(Rows from a dataset of charts and code)
[start]

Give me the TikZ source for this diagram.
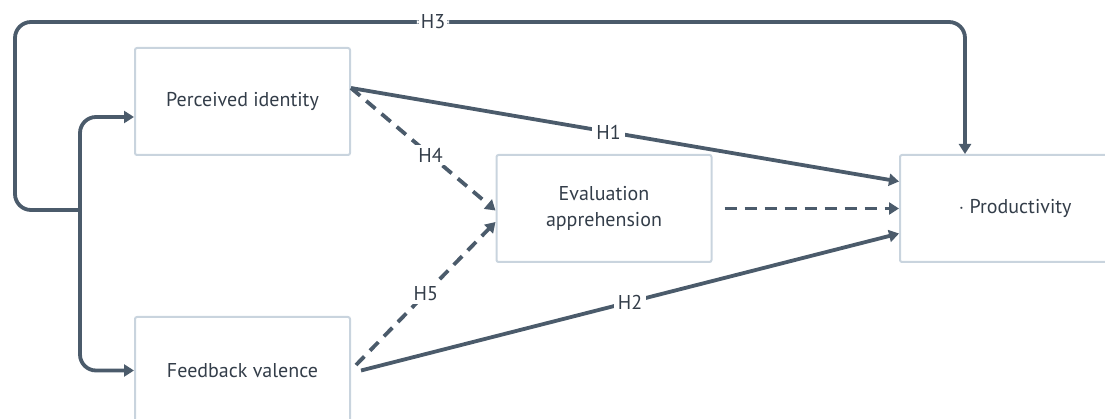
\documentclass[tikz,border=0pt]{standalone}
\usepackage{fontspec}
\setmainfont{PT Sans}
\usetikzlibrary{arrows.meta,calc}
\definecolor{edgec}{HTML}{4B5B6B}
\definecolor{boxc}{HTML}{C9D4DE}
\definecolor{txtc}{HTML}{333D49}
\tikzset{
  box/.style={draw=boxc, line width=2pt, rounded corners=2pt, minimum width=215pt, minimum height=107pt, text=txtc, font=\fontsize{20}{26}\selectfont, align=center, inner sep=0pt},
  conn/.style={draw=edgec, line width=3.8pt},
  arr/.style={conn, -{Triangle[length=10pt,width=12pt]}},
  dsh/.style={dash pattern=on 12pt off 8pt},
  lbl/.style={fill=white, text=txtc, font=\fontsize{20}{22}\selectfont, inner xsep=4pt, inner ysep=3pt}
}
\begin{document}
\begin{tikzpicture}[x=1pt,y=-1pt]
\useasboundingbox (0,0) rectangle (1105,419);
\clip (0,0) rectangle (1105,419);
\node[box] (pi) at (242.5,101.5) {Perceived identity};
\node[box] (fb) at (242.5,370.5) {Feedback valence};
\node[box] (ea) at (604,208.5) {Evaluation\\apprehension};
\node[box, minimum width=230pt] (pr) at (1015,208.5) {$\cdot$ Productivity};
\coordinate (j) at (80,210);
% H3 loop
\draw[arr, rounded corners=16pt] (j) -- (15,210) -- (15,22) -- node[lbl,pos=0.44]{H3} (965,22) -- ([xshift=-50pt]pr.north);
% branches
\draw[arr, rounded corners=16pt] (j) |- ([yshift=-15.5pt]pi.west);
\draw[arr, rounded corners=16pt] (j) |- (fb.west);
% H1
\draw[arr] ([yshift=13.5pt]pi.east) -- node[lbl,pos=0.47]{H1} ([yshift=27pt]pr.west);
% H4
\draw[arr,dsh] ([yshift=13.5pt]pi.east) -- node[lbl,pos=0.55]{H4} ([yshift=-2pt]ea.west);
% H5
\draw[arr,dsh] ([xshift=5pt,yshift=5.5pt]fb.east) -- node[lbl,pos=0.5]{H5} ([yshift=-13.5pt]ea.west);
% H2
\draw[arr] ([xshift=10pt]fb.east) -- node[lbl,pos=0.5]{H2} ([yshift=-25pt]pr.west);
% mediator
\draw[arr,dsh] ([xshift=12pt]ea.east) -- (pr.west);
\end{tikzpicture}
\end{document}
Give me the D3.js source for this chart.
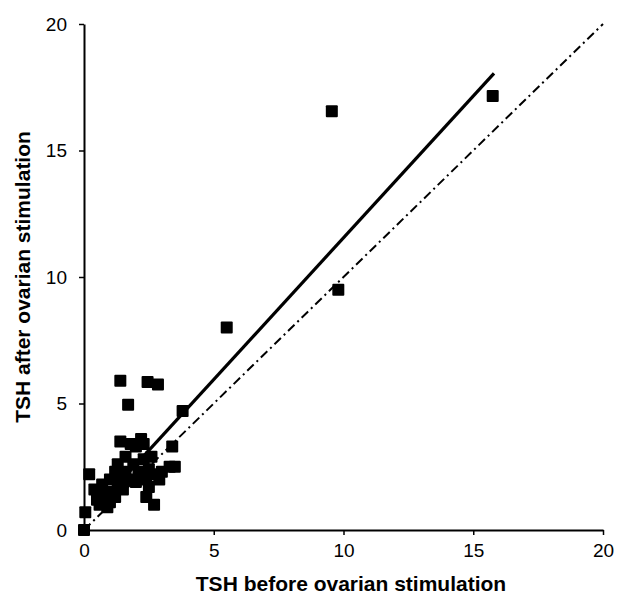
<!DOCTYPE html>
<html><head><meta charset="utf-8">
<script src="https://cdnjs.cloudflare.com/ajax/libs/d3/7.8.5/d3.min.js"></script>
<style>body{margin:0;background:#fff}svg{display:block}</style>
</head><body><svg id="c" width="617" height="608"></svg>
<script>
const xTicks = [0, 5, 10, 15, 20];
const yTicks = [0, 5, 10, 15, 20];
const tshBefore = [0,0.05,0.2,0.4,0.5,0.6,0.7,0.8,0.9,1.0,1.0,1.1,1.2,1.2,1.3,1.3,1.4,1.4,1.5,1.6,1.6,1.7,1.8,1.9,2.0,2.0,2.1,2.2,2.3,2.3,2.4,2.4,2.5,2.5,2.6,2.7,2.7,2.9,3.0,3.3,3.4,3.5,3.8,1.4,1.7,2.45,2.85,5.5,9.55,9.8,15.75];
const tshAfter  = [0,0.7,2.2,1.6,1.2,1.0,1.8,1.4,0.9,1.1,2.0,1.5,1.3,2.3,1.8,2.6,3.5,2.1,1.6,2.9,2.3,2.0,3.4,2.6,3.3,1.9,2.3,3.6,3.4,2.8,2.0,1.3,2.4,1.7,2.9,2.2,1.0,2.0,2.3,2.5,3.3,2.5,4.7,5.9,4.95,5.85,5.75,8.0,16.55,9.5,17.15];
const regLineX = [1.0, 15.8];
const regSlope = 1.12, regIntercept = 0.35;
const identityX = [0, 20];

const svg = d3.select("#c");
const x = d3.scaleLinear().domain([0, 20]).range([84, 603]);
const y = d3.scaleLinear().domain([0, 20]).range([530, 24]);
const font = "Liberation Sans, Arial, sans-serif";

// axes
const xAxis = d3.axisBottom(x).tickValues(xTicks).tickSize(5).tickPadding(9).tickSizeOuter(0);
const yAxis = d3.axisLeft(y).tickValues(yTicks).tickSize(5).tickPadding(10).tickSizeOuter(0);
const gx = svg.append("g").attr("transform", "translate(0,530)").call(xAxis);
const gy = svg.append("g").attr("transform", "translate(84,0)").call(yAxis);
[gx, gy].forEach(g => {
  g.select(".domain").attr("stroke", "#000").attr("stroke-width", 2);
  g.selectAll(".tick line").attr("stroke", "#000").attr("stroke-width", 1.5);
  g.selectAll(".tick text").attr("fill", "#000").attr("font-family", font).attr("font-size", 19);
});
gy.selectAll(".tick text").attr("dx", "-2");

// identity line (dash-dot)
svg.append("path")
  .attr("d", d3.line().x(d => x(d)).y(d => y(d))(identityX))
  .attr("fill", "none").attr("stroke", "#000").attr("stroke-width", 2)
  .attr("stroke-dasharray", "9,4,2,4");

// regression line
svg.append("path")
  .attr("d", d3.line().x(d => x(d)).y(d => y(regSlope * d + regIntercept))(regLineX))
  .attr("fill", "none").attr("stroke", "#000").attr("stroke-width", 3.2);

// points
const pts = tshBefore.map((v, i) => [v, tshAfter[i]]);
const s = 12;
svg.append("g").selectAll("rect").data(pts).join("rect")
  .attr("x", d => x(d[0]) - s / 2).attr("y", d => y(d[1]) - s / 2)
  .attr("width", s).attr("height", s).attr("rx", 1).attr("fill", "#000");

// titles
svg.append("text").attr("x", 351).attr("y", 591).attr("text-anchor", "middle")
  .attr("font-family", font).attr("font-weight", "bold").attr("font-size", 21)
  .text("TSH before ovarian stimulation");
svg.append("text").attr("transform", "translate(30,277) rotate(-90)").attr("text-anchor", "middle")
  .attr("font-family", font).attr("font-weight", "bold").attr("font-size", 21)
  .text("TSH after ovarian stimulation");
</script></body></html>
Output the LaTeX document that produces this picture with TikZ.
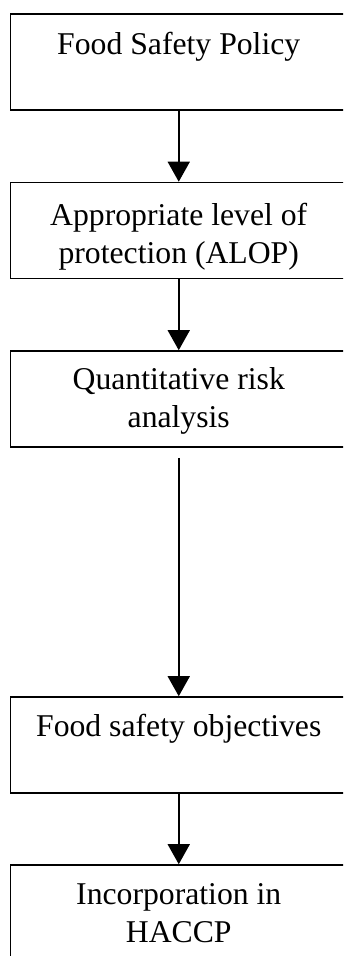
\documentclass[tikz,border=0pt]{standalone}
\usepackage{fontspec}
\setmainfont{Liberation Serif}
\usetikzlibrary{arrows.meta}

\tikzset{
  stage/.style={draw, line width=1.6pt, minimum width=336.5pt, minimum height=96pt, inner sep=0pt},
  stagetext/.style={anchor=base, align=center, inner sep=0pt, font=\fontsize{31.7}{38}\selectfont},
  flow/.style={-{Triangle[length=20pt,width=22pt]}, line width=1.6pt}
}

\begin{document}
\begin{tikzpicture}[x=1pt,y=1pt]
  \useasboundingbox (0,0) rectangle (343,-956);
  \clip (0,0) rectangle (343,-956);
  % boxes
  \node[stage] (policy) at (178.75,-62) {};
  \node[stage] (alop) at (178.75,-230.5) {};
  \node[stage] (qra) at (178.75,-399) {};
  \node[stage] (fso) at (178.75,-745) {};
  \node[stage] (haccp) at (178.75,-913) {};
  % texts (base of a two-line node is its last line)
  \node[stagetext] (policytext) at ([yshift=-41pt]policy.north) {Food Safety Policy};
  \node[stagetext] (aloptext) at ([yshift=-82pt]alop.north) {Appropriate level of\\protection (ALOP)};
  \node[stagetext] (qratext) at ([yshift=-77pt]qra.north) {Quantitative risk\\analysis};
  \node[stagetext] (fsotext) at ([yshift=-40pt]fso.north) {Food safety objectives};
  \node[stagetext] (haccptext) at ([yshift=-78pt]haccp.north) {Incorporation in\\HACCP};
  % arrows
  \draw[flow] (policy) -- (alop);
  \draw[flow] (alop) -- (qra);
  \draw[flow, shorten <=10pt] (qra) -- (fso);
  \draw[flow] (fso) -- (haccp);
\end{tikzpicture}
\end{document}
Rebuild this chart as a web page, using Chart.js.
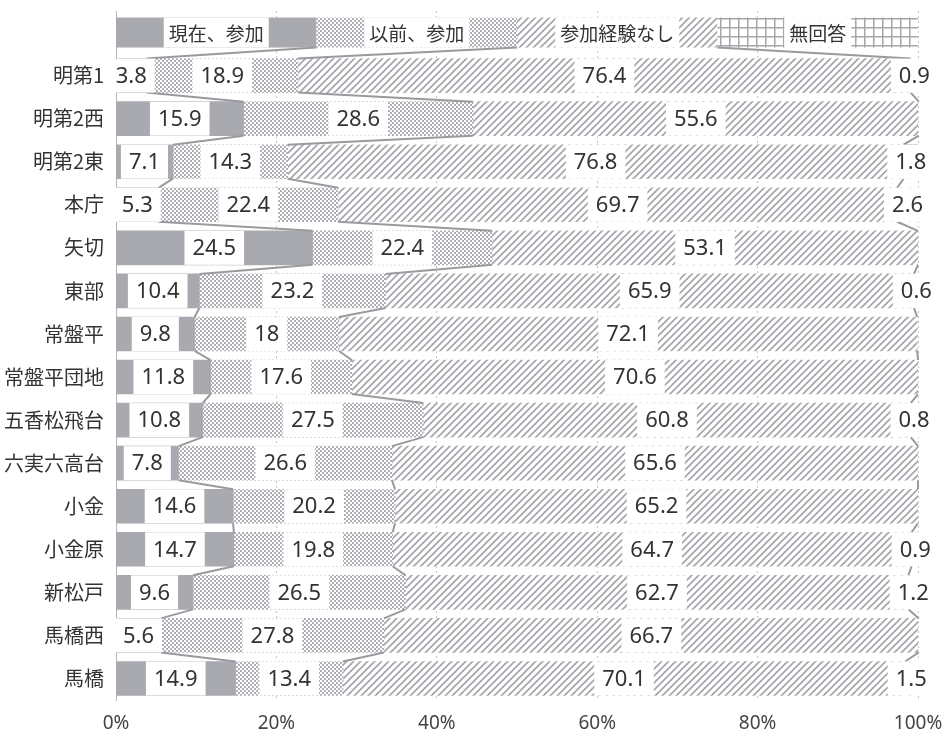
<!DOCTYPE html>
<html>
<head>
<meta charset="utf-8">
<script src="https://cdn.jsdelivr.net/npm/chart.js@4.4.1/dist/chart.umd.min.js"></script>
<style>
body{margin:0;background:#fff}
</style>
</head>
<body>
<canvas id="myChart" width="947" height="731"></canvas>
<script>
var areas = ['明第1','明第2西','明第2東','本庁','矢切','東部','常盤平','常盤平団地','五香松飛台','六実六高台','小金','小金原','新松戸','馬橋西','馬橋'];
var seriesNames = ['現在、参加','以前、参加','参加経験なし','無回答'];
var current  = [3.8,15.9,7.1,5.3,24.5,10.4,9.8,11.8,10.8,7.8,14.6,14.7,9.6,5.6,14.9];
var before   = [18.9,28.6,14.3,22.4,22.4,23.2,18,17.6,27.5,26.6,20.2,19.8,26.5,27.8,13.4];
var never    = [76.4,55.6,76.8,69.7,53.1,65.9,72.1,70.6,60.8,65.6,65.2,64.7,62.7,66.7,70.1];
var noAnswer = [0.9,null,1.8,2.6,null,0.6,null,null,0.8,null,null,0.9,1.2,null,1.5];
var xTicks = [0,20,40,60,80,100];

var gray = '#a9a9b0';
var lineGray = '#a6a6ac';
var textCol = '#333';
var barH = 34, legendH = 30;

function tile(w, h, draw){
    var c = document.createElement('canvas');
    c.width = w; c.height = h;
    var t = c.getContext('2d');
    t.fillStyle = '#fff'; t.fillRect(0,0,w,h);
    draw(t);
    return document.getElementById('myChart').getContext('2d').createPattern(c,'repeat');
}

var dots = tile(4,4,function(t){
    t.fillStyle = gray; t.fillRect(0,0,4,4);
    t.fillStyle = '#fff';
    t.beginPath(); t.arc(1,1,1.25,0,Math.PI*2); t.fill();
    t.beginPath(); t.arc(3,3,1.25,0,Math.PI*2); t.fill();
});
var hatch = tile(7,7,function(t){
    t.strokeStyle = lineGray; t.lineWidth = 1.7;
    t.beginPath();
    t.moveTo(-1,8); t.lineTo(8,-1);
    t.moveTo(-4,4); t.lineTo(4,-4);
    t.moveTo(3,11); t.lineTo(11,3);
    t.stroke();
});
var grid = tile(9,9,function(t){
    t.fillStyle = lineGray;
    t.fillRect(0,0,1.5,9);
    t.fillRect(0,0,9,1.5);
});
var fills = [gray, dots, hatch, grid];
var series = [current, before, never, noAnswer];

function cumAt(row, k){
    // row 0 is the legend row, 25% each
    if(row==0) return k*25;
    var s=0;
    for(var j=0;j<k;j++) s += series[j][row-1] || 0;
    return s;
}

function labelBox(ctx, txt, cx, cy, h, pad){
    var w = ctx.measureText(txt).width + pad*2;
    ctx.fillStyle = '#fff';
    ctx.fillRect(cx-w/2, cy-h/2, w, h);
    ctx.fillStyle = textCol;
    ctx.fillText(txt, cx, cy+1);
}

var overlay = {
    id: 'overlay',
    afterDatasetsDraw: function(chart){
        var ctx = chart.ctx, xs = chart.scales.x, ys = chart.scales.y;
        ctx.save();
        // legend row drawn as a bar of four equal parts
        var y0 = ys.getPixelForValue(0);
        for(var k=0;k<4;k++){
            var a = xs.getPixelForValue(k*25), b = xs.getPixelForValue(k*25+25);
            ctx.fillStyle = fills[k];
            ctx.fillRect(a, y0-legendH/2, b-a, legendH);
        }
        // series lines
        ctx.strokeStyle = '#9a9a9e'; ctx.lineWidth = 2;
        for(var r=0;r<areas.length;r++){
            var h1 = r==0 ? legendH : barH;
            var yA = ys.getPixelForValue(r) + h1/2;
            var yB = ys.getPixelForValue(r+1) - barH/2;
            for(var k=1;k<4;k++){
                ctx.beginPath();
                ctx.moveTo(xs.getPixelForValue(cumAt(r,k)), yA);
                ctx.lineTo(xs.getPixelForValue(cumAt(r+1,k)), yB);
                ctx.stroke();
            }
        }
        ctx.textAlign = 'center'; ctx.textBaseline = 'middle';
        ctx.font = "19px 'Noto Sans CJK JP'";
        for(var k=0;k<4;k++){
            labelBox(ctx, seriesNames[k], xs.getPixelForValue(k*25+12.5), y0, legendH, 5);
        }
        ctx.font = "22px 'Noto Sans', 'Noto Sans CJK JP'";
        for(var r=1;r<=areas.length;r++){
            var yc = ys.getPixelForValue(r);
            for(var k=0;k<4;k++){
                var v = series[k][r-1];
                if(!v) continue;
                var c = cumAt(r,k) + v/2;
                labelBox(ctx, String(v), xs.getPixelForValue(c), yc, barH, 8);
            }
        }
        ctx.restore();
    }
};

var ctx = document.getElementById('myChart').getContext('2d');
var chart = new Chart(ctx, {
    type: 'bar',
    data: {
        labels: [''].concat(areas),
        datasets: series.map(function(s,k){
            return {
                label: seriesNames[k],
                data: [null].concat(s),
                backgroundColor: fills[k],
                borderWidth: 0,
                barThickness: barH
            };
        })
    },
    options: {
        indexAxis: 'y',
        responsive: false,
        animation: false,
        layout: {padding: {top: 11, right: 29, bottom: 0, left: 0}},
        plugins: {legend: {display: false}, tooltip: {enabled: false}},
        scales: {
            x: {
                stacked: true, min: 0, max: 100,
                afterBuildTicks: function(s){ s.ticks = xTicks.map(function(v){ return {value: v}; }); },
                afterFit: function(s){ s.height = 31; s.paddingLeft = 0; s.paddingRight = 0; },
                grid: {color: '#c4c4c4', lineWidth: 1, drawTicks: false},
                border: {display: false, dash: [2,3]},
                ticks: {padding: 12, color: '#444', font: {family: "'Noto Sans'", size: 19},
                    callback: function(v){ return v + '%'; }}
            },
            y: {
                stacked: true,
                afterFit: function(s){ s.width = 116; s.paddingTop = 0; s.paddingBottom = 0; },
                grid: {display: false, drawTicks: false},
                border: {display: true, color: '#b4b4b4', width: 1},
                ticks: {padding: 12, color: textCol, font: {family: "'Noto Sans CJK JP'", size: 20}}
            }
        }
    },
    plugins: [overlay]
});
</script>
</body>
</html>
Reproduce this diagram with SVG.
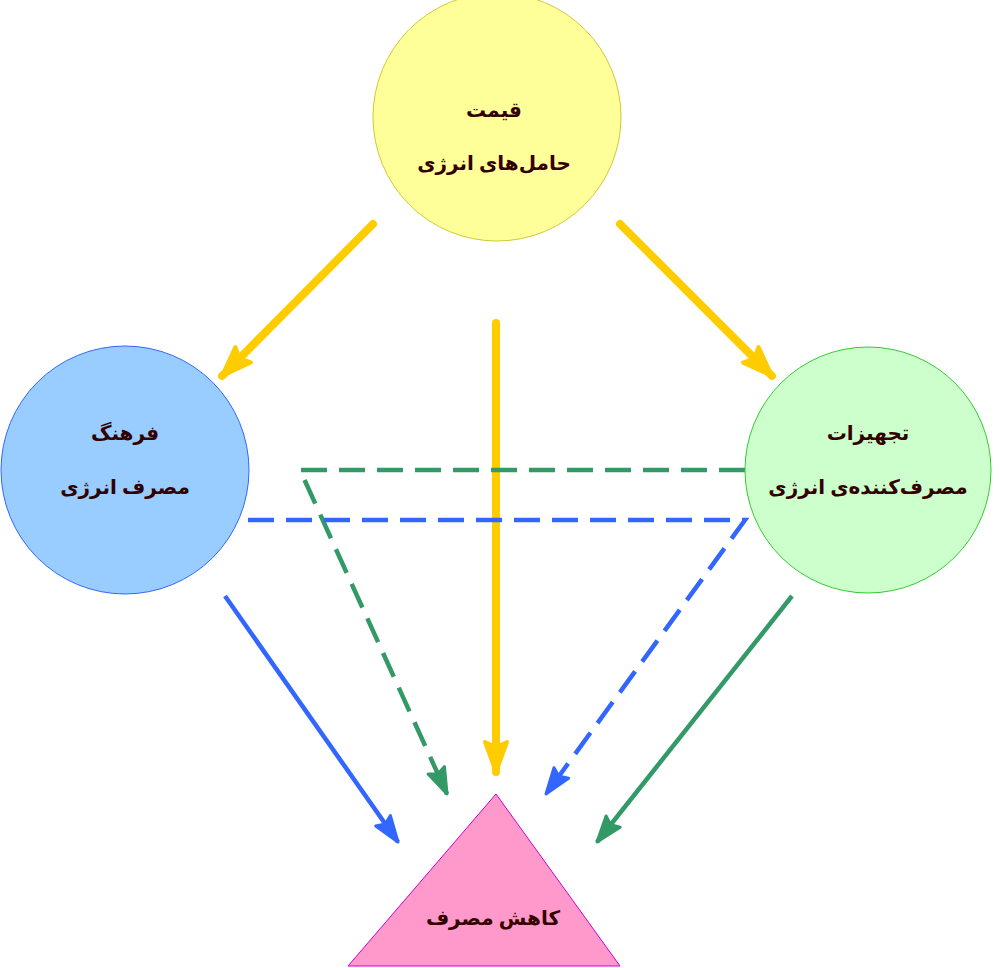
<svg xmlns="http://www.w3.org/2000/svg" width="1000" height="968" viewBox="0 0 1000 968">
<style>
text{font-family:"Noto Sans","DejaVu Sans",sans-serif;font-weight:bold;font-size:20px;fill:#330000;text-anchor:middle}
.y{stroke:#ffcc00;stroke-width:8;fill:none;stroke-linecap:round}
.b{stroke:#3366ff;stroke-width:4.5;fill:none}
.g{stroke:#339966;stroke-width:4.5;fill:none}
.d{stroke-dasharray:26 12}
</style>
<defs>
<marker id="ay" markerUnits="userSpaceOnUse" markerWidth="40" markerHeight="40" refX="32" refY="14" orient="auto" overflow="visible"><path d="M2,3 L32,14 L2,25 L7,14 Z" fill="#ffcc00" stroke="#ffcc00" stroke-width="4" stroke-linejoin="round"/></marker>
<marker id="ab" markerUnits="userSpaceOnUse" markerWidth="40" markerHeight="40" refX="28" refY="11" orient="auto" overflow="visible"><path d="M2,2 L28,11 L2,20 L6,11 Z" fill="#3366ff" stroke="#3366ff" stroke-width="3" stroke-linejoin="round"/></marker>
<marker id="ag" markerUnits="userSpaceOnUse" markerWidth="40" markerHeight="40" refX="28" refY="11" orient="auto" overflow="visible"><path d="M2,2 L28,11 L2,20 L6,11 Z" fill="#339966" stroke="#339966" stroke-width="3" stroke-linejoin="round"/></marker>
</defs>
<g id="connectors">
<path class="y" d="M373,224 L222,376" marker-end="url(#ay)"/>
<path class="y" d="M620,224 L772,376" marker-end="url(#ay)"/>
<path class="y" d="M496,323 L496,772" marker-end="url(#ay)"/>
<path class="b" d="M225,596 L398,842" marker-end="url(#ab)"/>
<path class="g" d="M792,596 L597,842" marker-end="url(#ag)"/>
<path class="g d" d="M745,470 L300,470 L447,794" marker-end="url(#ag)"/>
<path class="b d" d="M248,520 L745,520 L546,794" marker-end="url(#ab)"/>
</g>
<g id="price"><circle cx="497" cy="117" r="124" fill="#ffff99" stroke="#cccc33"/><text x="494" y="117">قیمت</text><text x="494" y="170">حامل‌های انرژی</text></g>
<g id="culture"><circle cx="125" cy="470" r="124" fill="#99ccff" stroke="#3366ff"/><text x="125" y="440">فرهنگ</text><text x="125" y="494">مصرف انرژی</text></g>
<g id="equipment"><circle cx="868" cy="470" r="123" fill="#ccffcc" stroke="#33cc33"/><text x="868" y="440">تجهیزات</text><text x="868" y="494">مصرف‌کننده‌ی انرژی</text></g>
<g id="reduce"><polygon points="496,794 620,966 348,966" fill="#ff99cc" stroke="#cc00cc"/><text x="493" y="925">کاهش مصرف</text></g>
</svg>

[end]

# What is asked
Find the word "this" in the records and pull out each line that has it.

# Solution to the problem
Give me the TikZ source for this diagram.
Give me the D3.js source for this chart.
Output the LaTeX document that produces this picture with TikZ.
Rebuild this chart as a web page, using Chart.js.
Reproduce this diagram with SVG.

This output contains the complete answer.